On retrouve ensuite l’expression « the red line » utilisée lors des négociations pour la création des Nations Unies. Puis, de « frontière », elle prit le sens de « limite », pour s’imposer, partout dans le monde : une « ligne rouge » est une limite à ne pas franchir. Et l’expression est utilisée dans ce sens partout dans le monde, sauf en France, où on parle en général de « ligne jaune », sauf lorsqu’il s’agit d’une interdiction diplomatique, où le rouge s’est aussi imposé.
L’usage de l’arme chimique est une horreur et en particulier quand elle est utilisée, comme en Syrie, contre son propre peuple. Et toutes les réglementations internationales, depuis un siècle, l’interdisent. Il était donc compréhensible qu’on utilise cette expression à ce propos.
Mais, après tout, n’existe-t-il pas bien d’autres « lignes rouges » qui mériteraient qu’on empêche qu’elles ne soient franchies ?
Ne faudrait-il pas considérer, par exemple, qu’il est tout aussi intolérable que des femmes soient violées et tuées en République Démocratique du Congo, sans que le gouvernement ne réagisse ? De même, une ligne rouge n’est-elle pas aussi franchie quand la minorité Rohingya est massacrée par l’armée au Myanmar ? Ou quand un Etat (et il y en a tant !) torture ses citoyens, massacre ses journalistes, fait assassiner ses opposants ?

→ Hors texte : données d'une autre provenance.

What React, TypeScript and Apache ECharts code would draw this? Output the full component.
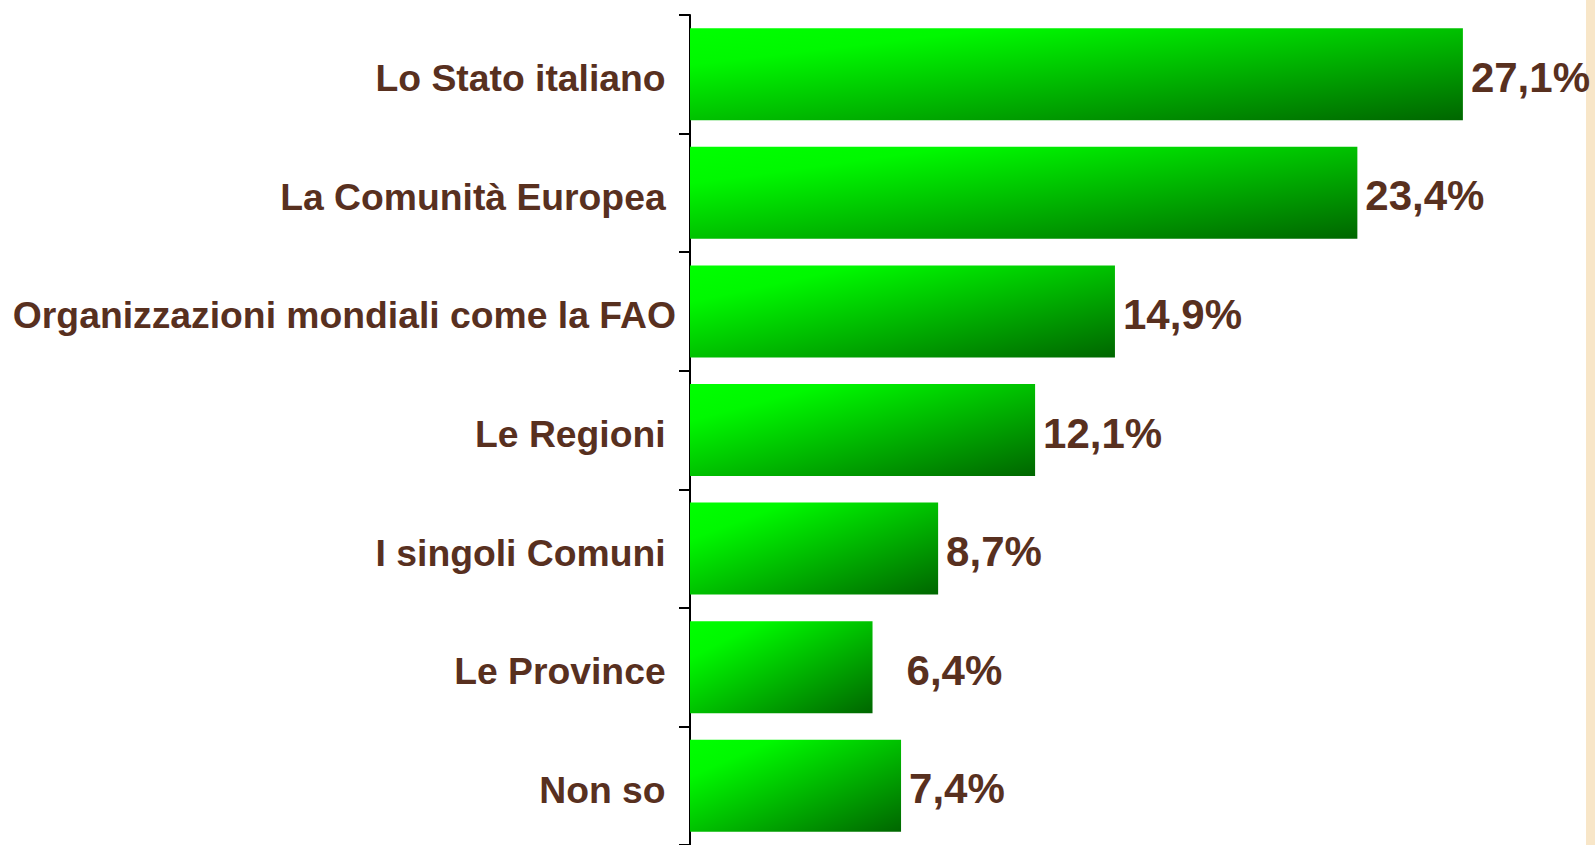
import React, { useEffect, useRef } from "react";
import * as echarts from "echarts";

const categories = [
  "Lo Stato italiano ",
  "La Comunità Europea ",
  "Organizzazioni mondiali come la FAO",
  "Le Regioni ",
  "I singoli Comuni ",
  "Le Province ",
  "Non so ",
];
const values = [27.1, 23.4, 14.9, 12.1, 8.7, 6.4, 7.4];

const BROWN = "#58301f";
const FONT = "'Liberation Sans', Arial, sans-serif";

export default function App() {
  const ref = useRef<HTMLDivElement>(null);
  useEffect(() => {
    document.body.style.margin = "0";
    const chart = echarts.init(ref.current!, null, { renderer: "svg" });
    chart.setOption({
      animation: false,
      backgroundColor: "#ffffff",
      grid: { left: 690, top: 15, width: 855.6, height: 835, containLabel: false },
      xAxis: { type: "value", min: 0, max: 30, show: false },
      yAxis: {
        type: "category",
        inverse: true,
        data: categories,
        axisLine: { show: true, lineStyle: { color: "#000", width: 2 } },
        axisTick: { show: true, length: 11, lineStyle: { color: "#000", width: 2 } },
        axisLabel: {
          margin: 14,
          color: BROWN,
          fontSize: 37.3,
          fontWeight: "bold",
          fontFamily: FONT,
          verticalAlign: "top",
          lineHeight: 8,
        },
      },
      series: [
        {
          type: "bar",
          data: values.map((v, i) =>
            i === 5 ? { value: v, label: { distance: 34 } } : { value: v }
          ),
          barWidth: 92,
          itemStyle: {
            color: new echarts.graphic.LinearGradient(0, 0, 1, 1, [
              { offset: 0, color: "#00ff00" },
              { offset: 0.2, color: "#00f800" },
              { offset: 1, color: "#006600" },
            ]),
          },
          label: {
            show: true,
            position: "right",
            distance: 8,
            offset: [0, 3],
            color: BROWN,
            fontSize: 42,
            fontWeight: "bold",
            fontFamily: FONT,
            formatter: (p: any) => p.value.toFixed(1).replace(".", ",") + "%",
          },
        },
      ],
      graphic: [
        {
          type: "rect",
          shape: { x: 1586, y: 0, width: 9, height: 845 },
          style: { fill: "#f8e6c8" },
          silent: true,
        },
      ],
    });
    return () => chart.dispose();
  }, []);
  return <div ref={ref} style={{ width: 1595, height: 845 }} />;
}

Ne pourrait-on imaginer que la communauté internationale dise solennellement aux dirigeants de ces pays que, s’ils ne cessent d’agir ainsi, ou de tolérer chez eux ces violations des droits de l’homme, ils interviendront avec autant de force que les Etats Unis, la Grande Bretagne et la France l’ont fait en Syrie ?
A moins que la ligne rouge ne concerne que l’expression d’une menace d’agression externe, ce qui ne recouvre pas d’ailleurs pas le cas de la Syrie.

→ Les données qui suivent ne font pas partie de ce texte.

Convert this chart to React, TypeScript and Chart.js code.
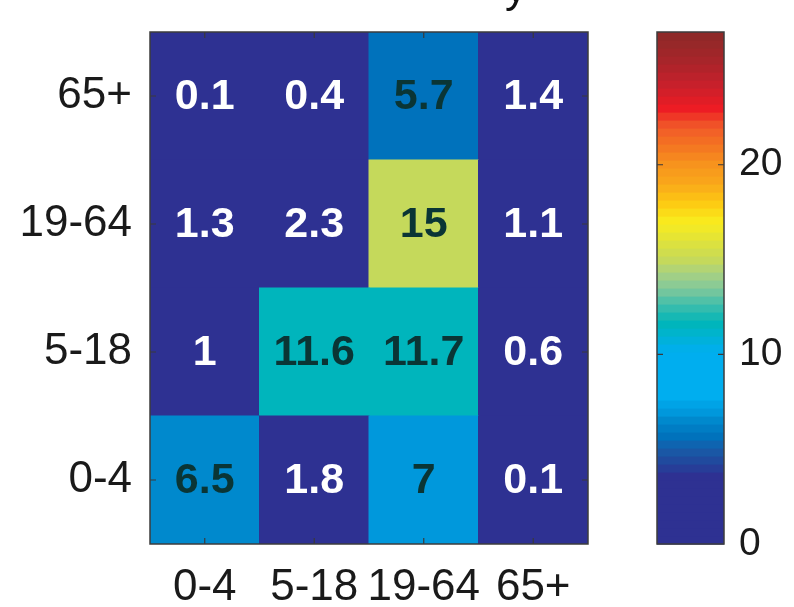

Pourrait-on alors définir clairement ce qui mérite d’être considéré comme une ligne rouge par les démocraties ?
Personne ne s’y risque. Et sans doute, si on ne le fait pas, c’est qu’en réalité, il n’y a pas vraiment de « lignes rouges », parce que personne ne veut, ni ne peut, généraliser le principe d’ingérence. Il y a seulement des coalitions tactiques, qui font ce qu’elles peuvent, sur des sujets à leur portée, dans un monde de moins en moins policé, de plus en plus anarchique.
Ce n’est pas une raison d’y renoncer. Et, pour cela, il faut commencer par ne pas se contenter de se payer de mots.